Produksi 40 kg per bulan kualitas ‘fine’ ditemukan Desa Nagari Baringin. “Tapi kalau yang di tahun ini kami sedang proses penghitungan semua. Belum ada angka pastinya. Hanya diperkirakan tahun ini bisa mencapai minimal 1 ton per bulan fine robusta yang bisa dihasilkan masyarakat yang terpantau. Meski sebenarnya angka 1 ton per bulan itu untuk semua desa kapasitasnya terbilang kecil,”ungkapnya.
Ekspektasi di tahun 2024 bagaimana? “Kami mendampingi petani kopi arabika dan robusta. Dan itu secara ukuran usia dan jumlah yang dihasilkan juga berbeda-beda. Tapi targetnya 1 ton per bulan dan sejauh ini panen kopi mundur dan harga kopi gila-gilaan, jadi kami masih melihat bagaimana potensi dari setiap daerah.

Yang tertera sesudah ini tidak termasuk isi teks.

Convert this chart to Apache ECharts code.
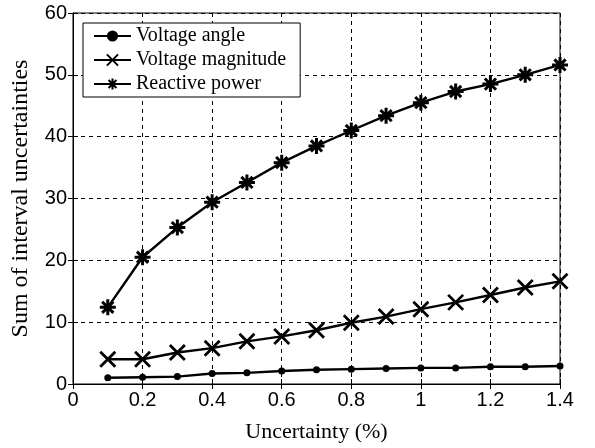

Tapi sekarang sudah mulai panen paska peremajaan,” ujarnya lanjut.
Kalau untuk kualitas fine robusta masih agak susah berbicara target. Pasalnya, saat ini masih dalam tahap edukasi kembali tentang bagaimana teknik untuk budi daya dan pemrosesan kopi yang baik. Jadi target untuk produktivitas baru bisa tercapai di tahun depan.
Kalau produktivitas dengan hasil yang kurang baik, itu sudah tercapai! Tapi sekarang yang menjadi sasaran bagaimana petani menghasilkan kualitas kopi yang baik. Namun semua hasil kopi yang kurang baik itu tidak dibuang tapi terserap juga di pasar.
“Tapi yang kualitas baik kami jual ke roastary atau ke resto dan kafe-kafe yang sebenarnya sekarang sedang menunggu hasil kopi dari kami, karena mereka memang menunggu dari tahun 2022. Berapa pun jumlahnya sebenarnya sudah ada yang menyerap. Bisa dibilang untuk serapan produk itu bisa 100 persen. Tapi masalahnya sekarang jumlah produktivitas masih fluktuatif,” tandas Atikah.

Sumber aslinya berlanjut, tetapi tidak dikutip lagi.